Aim of the task: Extract everything from the first line through the line with "2.20, 2.40, 2.50]", both ends included, except for any pictures.

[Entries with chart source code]
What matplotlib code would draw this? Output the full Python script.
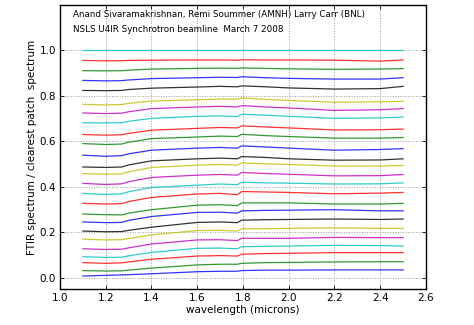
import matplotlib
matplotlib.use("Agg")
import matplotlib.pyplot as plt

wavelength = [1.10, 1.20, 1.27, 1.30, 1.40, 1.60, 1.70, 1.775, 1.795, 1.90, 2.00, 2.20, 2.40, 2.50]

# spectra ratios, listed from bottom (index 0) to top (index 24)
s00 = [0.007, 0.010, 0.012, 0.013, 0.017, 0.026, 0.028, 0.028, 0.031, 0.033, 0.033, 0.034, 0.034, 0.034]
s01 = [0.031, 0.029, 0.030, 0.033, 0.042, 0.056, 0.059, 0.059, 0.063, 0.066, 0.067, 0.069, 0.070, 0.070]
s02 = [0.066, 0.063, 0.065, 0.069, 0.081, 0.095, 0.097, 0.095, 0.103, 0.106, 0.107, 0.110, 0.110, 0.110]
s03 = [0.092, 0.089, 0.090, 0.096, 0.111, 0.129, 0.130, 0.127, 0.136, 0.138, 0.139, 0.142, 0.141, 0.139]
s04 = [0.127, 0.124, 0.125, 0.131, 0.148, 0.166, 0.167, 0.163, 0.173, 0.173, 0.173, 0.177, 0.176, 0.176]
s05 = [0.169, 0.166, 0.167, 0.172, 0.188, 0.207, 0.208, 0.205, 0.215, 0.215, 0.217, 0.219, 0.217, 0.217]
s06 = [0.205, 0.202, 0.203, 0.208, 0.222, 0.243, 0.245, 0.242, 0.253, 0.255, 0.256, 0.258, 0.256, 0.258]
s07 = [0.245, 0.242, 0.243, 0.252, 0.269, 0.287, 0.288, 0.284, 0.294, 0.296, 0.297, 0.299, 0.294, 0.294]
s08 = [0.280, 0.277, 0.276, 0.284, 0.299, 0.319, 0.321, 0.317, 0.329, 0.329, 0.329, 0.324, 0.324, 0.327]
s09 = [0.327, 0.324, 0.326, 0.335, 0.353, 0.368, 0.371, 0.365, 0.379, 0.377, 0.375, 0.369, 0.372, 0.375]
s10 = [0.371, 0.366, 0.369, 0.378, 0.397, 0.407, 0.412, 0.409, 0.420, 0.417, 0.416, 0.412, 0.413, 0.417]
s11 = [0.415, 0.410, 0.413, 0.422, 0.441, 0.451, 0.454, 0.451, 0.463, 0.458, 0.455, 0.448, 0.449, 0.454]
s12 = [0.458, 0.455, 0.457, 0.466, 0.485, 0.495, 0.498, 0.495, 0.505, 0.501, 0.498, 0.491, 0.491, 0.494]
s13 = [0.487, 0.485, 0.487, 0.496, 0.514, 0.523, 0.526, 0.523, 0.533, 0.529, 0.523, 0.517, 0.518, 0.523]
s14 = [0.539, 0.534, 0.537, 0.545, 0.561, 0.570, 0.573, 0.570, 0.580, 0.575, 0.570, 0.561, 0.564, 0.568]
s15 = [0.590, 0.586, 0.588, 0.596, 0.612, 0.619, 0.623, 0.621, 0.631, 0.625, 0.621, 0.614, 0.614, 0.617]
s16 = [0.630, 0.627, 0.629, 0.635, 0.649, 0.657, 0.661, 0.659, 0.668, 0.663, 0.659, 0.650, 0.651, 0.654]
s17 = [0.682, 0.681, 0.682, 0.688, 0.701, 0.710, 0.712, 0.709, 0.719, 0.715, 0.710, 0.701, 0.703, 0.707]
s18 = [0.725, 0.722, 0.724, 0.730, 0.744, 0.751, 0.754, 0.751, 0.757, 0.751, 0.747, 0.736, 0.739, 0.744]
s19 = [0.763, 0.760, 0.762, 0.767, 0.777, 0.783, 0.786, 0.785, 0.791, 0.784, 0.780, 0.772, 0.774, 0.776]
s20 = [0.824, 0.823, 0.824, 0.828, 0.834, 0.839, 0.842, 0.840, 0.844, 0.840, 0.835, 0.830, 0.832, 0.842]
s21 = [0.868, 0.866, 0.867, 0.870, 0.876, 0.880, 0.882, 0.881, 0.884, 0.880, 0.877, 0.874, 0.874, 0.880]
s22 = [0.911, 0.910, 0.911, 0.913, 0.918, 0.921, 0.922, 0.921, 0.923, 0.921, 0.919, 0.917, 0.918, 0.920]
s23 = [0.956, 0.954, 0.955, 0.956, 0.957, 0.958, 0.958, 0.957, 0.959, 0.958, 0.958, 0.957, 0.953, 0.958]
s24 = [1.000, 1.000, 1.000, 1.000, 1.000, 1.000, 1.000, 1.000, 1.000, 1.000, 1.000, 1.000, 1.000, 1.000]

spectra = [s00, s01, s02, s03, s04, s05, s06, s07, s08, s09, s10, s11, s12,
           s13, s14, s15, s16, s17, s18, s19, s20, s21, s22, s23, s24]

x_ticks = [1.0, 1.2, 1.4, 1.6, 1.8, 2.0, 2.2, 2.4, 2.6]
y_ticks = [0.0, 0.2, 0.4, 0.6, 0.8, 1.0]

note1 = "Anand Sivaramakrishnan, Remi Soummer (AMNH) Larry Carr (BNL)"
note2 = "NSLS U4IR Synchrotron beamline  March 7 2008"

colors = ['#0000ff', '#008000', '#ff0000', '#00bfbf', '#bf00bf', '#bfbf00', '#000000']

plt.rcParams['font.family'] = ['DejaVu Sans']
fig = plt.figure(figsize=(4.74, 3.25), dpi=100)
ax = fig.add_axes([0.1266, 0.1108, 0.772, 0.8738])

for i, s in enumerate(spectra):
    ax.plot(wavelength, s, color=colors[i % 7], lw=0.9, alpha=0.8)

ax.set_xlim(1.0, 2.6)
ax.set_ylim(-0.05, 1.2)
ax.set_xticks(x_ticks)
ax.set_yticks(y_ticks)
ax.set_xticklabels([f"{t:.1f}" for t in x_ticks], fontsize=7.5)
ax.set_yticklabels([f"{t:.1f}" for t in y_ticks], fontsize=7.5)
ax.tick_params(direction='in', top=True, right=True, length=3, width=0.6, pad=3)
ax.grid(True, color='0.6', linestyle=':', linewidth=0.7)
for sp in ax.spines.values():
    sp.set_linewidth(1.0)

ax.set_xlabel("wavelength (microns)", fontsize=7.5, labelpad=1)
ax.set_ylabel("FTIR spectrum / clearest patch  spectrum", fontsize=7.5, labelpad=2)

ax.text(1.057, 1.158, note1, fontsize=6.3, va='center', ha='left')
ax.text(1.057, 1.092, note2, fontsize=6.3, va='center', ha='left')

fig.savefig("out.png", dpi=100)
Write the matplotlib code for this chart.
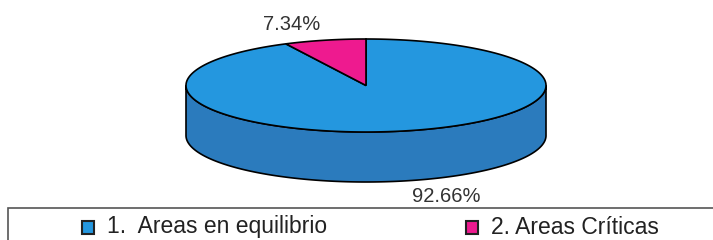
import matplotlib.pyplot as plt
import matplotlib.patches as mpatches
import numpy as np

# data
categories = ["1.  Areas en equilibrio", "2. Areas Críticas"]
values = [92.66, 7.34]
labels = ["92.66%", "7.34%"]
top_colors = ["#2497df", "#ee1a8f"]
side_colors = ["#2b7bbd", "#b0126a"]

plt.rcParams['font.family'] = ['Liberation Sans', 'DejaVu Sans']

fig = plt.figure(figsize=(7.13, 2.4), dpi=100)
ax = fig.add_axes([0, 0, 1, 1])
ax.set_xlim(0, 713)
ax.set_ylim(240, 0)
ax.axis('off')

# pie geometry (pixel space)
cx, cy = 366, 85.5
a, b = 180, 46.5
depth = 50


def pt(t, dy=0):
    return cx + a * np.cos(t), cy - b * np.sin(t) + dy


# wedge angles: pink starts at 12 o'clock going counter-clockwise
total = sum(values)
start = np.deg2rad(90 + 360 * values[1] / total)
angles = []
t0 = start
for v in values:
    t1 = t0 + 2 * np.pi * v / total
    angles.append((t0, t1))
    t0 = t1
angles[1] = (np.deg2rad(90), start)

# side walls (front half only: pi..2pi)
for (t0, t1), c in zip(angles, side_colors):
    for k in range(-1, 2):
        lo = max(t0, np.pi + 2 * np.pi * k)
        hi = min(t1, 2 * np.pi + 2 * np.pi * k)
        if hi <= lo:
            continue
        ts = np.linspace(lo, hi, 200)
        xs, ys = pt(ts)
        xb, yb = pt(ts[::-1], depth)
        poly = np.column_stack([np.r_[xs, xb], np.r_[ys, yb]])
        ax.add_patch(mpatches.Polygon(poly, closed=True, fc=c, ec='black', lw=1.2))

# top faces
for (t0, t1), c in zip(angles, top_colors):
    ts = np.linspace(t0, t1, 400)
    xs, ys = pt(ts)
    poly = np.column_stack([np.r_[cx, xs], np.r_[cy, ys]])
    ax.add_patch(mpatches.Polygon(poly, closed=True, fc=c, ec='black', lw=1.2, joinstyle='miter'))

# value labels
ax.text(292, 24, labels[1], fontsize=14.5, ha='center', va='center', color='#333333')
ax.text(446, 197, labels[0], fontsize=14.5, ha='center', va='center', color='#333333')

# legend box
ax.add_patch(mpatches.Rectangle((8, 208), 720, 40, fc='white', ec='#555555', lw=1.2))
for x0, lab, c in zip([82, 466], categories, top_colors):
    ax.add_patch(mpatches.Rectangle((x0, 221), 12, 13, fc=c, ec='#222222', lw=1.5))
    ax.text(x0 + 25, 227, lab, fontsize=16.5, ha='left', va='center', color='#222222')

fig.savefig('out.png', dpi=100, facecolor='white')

Complete answer:
What matplotlib code would draw this? Output the full Python script.
import matplotlib
matplotlib.use("Agg")
import matplotlib.pyplot as plt

wavelength = [1.10, 1.20, 1.27, 1.30, 1.40, 1.60, 1.70, 1.775, 1.795, 1.90, 2.00, 2.20, 2.40, 2.50]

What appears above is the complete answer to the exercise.